Source code of charts
━━━━━━

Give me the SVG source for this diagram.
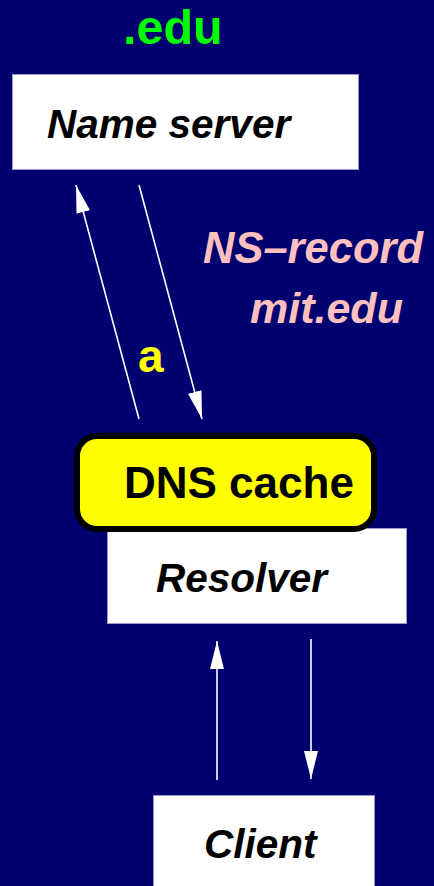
<svg xmlns="http://www.w3.org/2000/svg" width="434" height="886" viewBox="0 0 434 886">
  <style>
    .box { fill: #ffffff; stroke: #9a9ad0; stroke-width: 1; }
    .label { font-family: "Liberation Sans", Arial, sans-serif; font-weight: bold; }
    .node { font-style: italic; font-size: 40.5px; fill: #000000; }
    .conn { stroke: #ffffff; stroke-width: 1.6; fill: none; marker-end: url(#head); }
  </style>
  <defs>
    <marker id="head" markerUnits="userSpaceOnUse" markerWidth="28" markerHeight="14" refX="28" refY="7" orient="auto">
      <path d="M0,0 L28,7 L0,14 Z" fill="#ffffff"/>
    </marker>
  </defs>

  <rect width="434" height="886" fill="#000070"/>

  <!-- zone label -->
  <text class="label" x="123" y="44" font-size="48.5" fill="#00ff00">.edu</text>

  <g id="name-server">
    <rect class="box" x="12.5" y="74.5" width="346" height="95"/>
    <text class="label node" x="47" y="138">Name server</text>
  </g>

  <g id="resolver">
    <rect class="box" x="107.5" y="528.5" width="299" height="95"/>
    <text class="label node" x="156" y="592">Resolver</text>
  </g>

  <g id="dns-cache">
    <rect x="77" y="436" width="297" height="93" rx="20" ry="20" fill="#ffff00" stroke="#000000" stroke-width="6"/>
    <text class="label" x="124" y="498" font-size="44" fill="#000000">DNS cache</text>
  </g>

  <g id="client">
    <rect class="box" x="153.5" y="795.5" width="221" height="100"/>
    <text class="label node" x="204" y="858">Client</text>
  </g>

  <g id="connectors">
    <line class="conn" x1="139" y1="419" x2="76" y2="185"/>
    <line class="conn" x1="139" y1="185" x2="202" y2="419"/>
    <line class="conn" x1="217" y1="780" x2="217" y2="641"/>
    <line class="conn" x1="311" y1="639" x2="311" y2="779"/>
  </g>

  <!-- connector labels -->
  <text class="label" x="138" y="372" font-size="46" fill="#ffff00">a</text>
  <text class="label" x="203" y="263" font-size="43.5" font-style="italic" fill="#ffc0c0">NS–record</text>
  <text class="label" x="250" y="323" font-size="43" font-style="italic" fill="#ffc0c0">mit.edu</text>
</svg>
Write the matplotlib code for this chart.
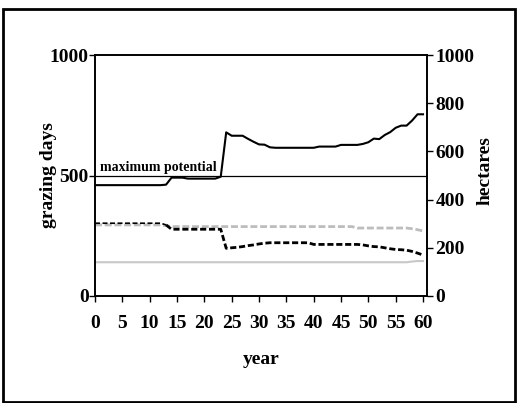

━━━━━━

TO DO> Transcribe the listing in full. Omit the pictures and keep every line exact.

COMPLETE ANSWER>
Give me the SVG source for this diagram.
<svg xmlns="http://www.w3.org/2000/svg" width="434" height="886" viewBox="0 0 434 886">
  <style>
    .box { fill: #ffffff; stroke: #9a9ad0; stroke-width: 1; }
    .label { font-family: "Liberation Sans", Arial, sans-serif; font-weight: bold; }
    .node { font-style: italic; font-size: 40.5px; fill: #000000; }
    .conn { stroke: #ffffff; stroke-width: 1.6; fill: none; marker-end: url(#head); }
  </style>
  <defs>
    <marker id="head" markerUnits="userSpaceOnUse" markerWidth="28" markerHeight="14" refX="28" refY="7" orient="auto">
      <path d="M0,0 L28,7 L0,14 Z" fill="#ffffff"/>
    </marker>
  </defs>

  <rect width="434" height="886" fill="#000070"/>

  <!-- zone label -->
  <text class="label" x="123" y="44" font-size="48.5" fill="#00ff00">.edu</text>

  <g id="name-server">
    <rect class="box" x="12.5" y="74.5" width="346" height="95"/>
    <text class="label node" x="47" y="138">Name server</text>
  </g>

  <g id="resolver">
    <rect class="box" x="107.5" y="528.5" width="299" height="95"/>
    <text class="label node" x="156" y="592">Resolver</text>
  </g>

  <g id="dns-cache">
    <rect x="77" y="436" width="297" height="93" rx="20" ry="20" fill="#ffff00" stroke="#000000" stroke-width="6"/>
    <text class="label" x="124" y="498" font-size="44" fill="#000000">DNS cache</text>
  </g>

  <g id="client">
    <rect class="box" x="153.5" y="795.5" width="221" height="100"/>
    <text class="label node" x="204" y="858">Client</text>
  </g>

  <g id="connectors">
    <line class="conn" x1="139" y1="419" x2="76" y2="185"/>
    <line class="conn" x1="139" y1="185" x2="202" y2="419"/>
    <line class="conn" x1="217" y1="780" x2="217" y2="641"/>
    <line class="conn" x1="311" y1="639" x2="311" y2="779"/>
  </g>

  <!-- connector labels -->
  <text class="label" x="138" y="372" font-size="46" fill="#ffff00">a</text>
  <text class="label" x="203" y="263" font-size="43.5" font-style="italic" fill="#ffc0c0">NS–record</text>
  <text class="label" x="250" y="323" font-size="43" font-style="italic" fill="#ffc0c0">mit.edu</text>
</svg>
Write the matplotlib code for this chart.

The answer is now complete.